**INSTRUCTIONS FOR THE TASK**
Below are the records; reproduce all of them exactly but without any images.

-- start of THE RECORDS --

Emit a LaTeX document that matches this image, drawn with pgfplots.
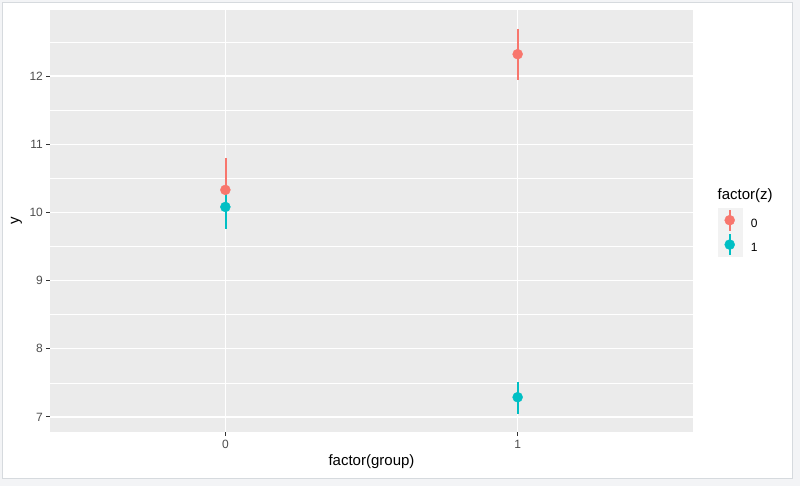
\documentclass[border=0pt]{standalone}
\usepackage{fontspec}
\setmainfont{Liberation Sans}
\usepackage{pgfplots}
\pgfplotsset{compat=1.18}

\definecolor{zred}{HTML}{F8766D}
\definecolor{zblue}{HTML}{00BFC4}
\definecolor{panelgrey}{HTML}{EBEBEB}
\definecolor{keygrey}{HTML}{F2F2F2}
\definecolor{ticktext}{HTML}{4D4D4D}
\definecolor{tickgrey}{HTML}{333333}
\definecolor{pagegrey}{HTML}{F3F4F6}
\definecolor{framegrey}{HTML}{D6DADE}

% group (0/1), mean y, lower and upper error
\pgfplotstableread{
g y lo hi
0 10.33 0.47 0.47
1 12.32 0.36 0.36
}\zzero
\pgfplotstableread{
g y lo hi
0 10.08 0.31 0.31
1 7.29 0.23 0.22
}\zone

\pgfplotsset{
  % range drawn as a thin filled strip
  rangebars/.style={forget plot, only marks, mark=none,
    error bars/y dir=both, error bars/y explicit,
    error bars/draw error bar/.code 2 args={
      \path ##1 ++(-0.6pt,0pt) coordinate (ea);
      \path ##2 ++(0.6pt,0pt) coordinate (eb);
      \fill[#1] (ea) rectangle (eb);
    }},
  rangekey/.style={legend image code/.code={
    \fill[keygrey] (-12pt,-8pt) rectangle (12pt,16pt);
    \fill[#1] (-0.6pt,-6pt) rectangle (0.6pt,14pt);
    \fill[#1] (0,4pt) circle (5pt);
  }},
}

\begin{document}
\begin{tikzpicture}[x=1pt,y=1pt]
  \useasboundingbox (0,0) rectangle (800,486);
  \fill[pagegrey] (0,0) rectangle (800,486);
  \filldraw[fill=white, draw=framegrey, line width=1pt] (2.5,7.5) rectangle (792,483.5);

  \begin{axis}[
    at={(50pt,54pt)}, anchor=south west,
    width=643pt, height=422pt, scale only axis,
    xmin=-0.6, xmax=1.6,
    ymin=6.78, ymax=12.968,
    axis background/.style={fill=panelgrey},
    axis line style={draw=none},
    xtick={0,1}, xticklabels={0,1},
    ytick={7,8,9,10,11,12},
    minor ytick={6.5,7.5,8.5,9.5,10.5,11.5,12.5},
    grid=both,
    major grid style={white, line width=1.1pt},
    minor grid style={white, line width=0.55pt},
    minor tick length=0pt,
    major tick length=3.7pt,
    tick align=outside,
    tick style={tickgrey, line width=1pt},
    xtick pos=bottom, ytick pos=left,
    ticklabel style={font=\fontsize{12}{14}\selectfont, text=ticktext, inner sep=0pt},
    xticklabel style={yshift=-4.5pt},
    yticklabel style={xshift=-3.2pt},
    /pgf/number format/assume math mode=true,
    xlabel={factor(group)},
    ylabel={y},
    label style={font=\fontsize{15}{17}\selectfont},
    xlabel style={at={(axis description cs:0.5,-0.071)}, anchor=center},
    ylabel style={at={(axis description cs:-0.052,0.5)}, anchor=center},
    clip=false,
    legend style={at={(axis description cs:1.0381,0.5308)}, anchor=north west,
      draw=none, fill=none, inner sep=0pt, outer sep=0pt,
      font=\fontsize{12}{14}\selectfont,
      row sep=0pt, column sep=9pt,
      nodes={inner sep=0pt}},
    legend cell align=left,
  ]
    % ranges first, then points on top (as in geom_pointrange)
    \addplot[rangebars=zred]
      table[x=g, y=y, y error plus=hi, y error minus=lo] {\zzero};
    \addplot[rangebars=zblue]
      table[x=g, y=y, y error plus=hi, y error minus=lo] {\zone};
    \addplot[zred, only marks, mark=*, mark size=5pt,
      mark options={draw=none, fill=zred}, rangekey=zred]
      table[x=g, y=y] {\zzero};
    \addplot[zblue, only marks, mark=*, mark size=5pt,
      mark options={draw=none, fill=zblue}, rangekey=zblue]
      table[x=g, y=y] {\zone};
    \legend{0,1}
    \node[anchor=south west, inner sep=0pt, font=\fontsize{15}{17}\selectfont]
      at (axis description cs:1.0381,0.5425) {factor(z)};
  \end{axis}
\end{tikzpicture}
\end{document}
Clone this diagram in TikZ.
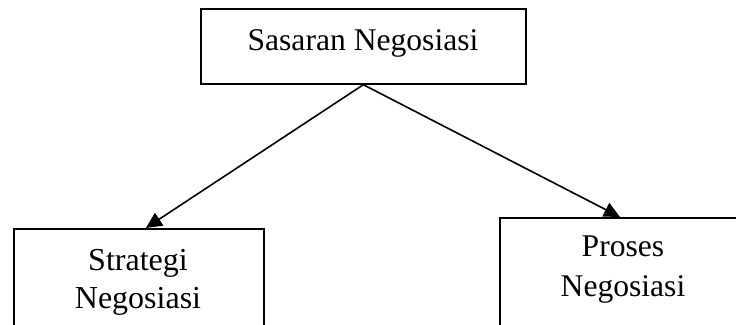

-- end of THE RECORDS --

**SOLUTION BELOW**
Emit a LaTeX document that matches this image, drawn with pgfplots.
\documentclass[border=0pt]{standalone}
\usepackage{fontspec}
\setmainfont{Liberation Sans}
\usepackage{pgfplots}
\pgfplotsset{compat=1.18}

\definecolor{zred}{HTML}{F8766D}
\definecolor{zblue}{HTML}{00BFC4}
\definecolor{panelgrey}{HTML}{EBEBEB}
\definecolor{keygrey}{HTML}{F2F2F2}
\definecolor{ticktext}{HTML}{4D4D4D}
\definecolor{tickgrey}{HTML}{333333}
\definecolor{pagegrey}{HTML}{F3F4F6}
\definecolor{framegrey}{HTML}{D6DADE}

% group (0/1), mean y, lower and upper error
\pgfplotstableread{
g y lo hi
0 10.33 0.47 0.47
1 12.32 0.36 0.36
}\zzero
\pgfplotstableread{
g y lo hi
0 10.08 0.31 0.31
1 7.29 0.23 0.22
}\zone

\pgfplotsset{
  % range drawn as a thin filled strip
  rangebars/.style={forget plot, only marks, mark=none,
    error bars/y dir=both, error bars/y explicit,
    error bars/draw error bar/.code 2 args={
      \path ##1 ++(-0.6pt,0pt) coordinate (ea);
      \path ##2 ++(0.6pt,0pt) coordinate (eb);
      \fill[#1] (ea) rectangle (eb);
    }},
  rangekey/.style={legend image code/.code={
    \fill[keygrey] (-12pt,-8pt) rectangle (12pt,16pt);
    \fill[#1] (-0.6pt,-6pt) rectangle (0.6pt,14pt);
    \fill[#1] (0,4pt) circle (5pt);
  }},
}

\begin{document}
\begin{tikzpicture}[x=1pt,y=1pt]
  \useasboundingbox (0,0) rectangle (800,486);
  \fill[pagegrey] (0,0) rectangle (800,486);
  \filldraw[fill=white, draw=framegrey, line width=1pt] (2.5,7.5) rectangle (792,483.5);

  \begin{axis}[
    at={(50pt,54pt)}, anchor=south west,
    width=643pt, height=422pt, scale only axis,
    xmin=-0.6, xmax=1.6,
    ymin=6.78, ymax=12.968,
    axis background/.style={fill=panelgrey},
    axis line style={draw=none},
    xtick={0,1}, xticklabels={0,1},
    ytick={7,8,9,10,11,12},
    minor ytick={6.5,7.5,8.5,9.5,10.5,11.5,12.5},
    grid=both,
    major grid style={white, line width=1.1pt},
    minor grid style={white, line width=0.55pt},
    minor tick length=0pt,
    major tick length=3.7pt,
    tick align=outside,
    tick style={tickgrey, line width=1pt},
    xtick pos=bottom, ytick pos=left,
    ticklabel style={font=\fontsize{12}{14}\selectfont, text=ticktext, inner sep=0pt},
    xticklabel style={yshift=-4.5pt},
    yticklabel style={xshift=-3.2pt},
    /pgf/number format/assume math mode=true,
    xlabel={factor(group)},
    ylabel={y},
    label style={font=\fontsize{15}{17}\selectfont},
    xlabel style={at={(axis description cs:0.5,-0.071)}, anchor=center},
    ylabel style={at={(axis description cs:-0.052,0.5)}, anchor=center},
    clip=false,
    legend style={at={(axis description cs:1.0381,0.5308)}, anchor=north west,
      draw=none, fill=none, inner sep=0pt, outer sep=0pt,
      font=\fontsize{12}{14}\selectfont,
      row sep=0pt, column sep=9pt,
      nodes={inner sep=0pt}},
    legend cell align=left,
  ]
    % ranges first, then points on top (as in geom_pointrange)
    \addplot[rangebars=zred]
      table[x=g, y=y, y error plus=hi, y error minus=lo] {\zzero};
    \addplot[rangebars=zblue]
      table[x=g, y=y, y error plus=hi, y error minus=lo] {\zone};
    \addplot[zred, only marks, mark=*, mark size=5pt,
      mark options={draw=none, fill=zred}, rangekey=zred]
      table[x=g, y=y] {\zzero};
    \addplot[zblue, only marks, mark=*, mark size=5pt,
      mark options={draw=none, fill=zblue}, rangekey=zblue]
      table[x=g, y=y] {\zone};
    \legend{0,1}
    \node[anchor=south west, inner sep=0pt, font=\fontsize{15}{17}\selectfont]
      at (axis description cs:1.0381,0.5425) {factor(z)};
  \end{axis}
\end{tikzpicture}
\end{document}
Clone this diagram in TikZ.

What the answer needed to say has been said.